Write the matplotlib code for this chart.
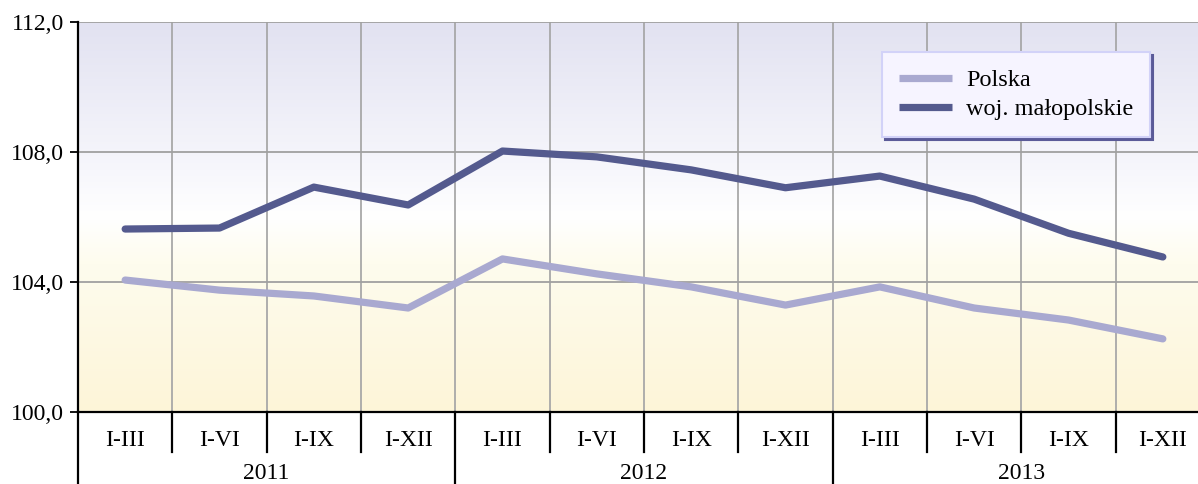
import matplotlib.pyplot as plt
import numpy as np
from matplotlib.colors import LinearSegmentedColormap
import matplotlib.transforms as mtransforms

plt.rcParams['font.family'] = ['Liberation Serif', 'DejaVu Serif']

periods = ['I-III', 'I-VI', 'I-IX', 'I-XII'] * 3
years = ['2011', '2012', '2013']
polska = [104.06, 103.75, 103.57, 103.20, 104.71, 104.25, 103.85, 103.29,
          103.85, 103.20, 102.83, 102.25]
malopolskie = [105.63, 105.66, 106.92, 106.37, 108.03, 107.85, 107.45, 106.90,
               107.26, 106.55, 105.50, 104.77]
yticks = [100, 104, 108, 112]

fig = plt.figure(figsize=(11.98, 4.84), dpi=100)
ax = fig.add_axes([78 / 1198, 72 / 484, 1132 / 1198, 390 / 484])

x = np.arange(len(periods))
ax.set_xlim(-0.5, len(periods) - 0.5)
ax.set_ylim(100, 112)

# background gradient
cmap = LinearSegmentedColormap.from_list(
    'bg', [(0, '#fdf5d8'), (0.38, '#fefcee'), (0.5, '#ffffff'),
           (0.62, '#f7f7fc'), (1, '#e2e2f1')])
grad = np.linspace(0, 1, 256).reshape(-1, 1)
ax.imshow(grad, cmap=cmap, aspect='auto', origin='lower',
          extent=(-0.5, len(periods) - 0.5, 100, 112), zorder=0)

# grid
for xv in np.arange(0.5, len(periods) - 0.5, 1):
    ax.axvline(xv, color='#a8a8a8', lw=1.3, zorder=1)
for yv in yticks[1:]:
    ax.axhline(yv, color='#a0a0a0', lw=1.3, zorder=1)

ax.plot(x, polska, color='#a9a9d0', lw=5.2, solid_capstyle='round',
        label='Polska', zorder=3)
ax.plot(x, malopolskie, color='#545a8e', lw=5.2, solid_capstyle='round',
        label='woj. małopolskie', zorder=3)

ax.set_yticks(yticks)
ax.set_yticklabels([f'{v:.1f}'.replace('.', ',') for v in yticks], fontsize=17)
ax.tick_params(axis='y', length=6, width=1.3, pad=4)
ax.set_xticks([])

for s in ['top', 'right']:
    ax.spines[s].set_visible(False)
ax.spines['left'].set_linewidth(1.6)
ax.spines['bottom'].set_linewidth(1.6)
ax.spines['left'].set_zorder(4)

# two-level x axis
trans = mtransforms.blended_transform_factory(ax.transData, ax.transAxes)
for i, p in enumerate(periods):
    ax.text(i, -0.072, p, transform=trans, ha='center', va='center', fontsize=17)
for i in range(1, len(periods)):
    bottom = -0.2 if i % 4 == 0 else -0.103
    ax.plot([i - 0.5, i - 0.5], [0, bottom], transform=trans, color='black',
            lw=1.6, clip_on=False)
ax.plot([-0.5, -0.5], [0, -0.2], transform=trans, color='black', lw=1.6,
        clip_on=False)
for j, yr in enumerate(years):
    ax.text(j * 4 + 1.5, -0.158, yr, transform=trans, ha='center', va='center',
            fontsize=17)

leg = ax.legend(loc='upper left', bbox_to_anchor=(804 / 1132, 1 - 30 / 390),
                fontsize=17.5, frameon=True, fancybox=False,
                shadow={'color': '#5a5a98', 'alpha': 1},
                handlelength=2.2, handletextpad=0.55, borderpad=0.7,
                labelspacing=0.3, borderaxespad=0)
for ln in leg.get_lines():
    ln.set_solid_capstyle('butt')
    ln.set_linewidth(5.2)
leg.get_frame().set_facecolor('#f6f4ff')
leg.get_frame().set_edgecolor('#d2d2f8')
leg.get_frame().set_linewidth(1.5)
leg.get_frame().set_alpha(1)

fig.savefig('out.png', dpi=100)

::::::::::

▶ Written instruction:
All lines above with "matplotlib" in them should be returned.

▶ Written response:
Write the matplotlib code for this chart.
import matplotlib.pyplot as plt
from matplotlib.colors import LinearSegmentedColormap
import matplotlib.transforms as mtransforms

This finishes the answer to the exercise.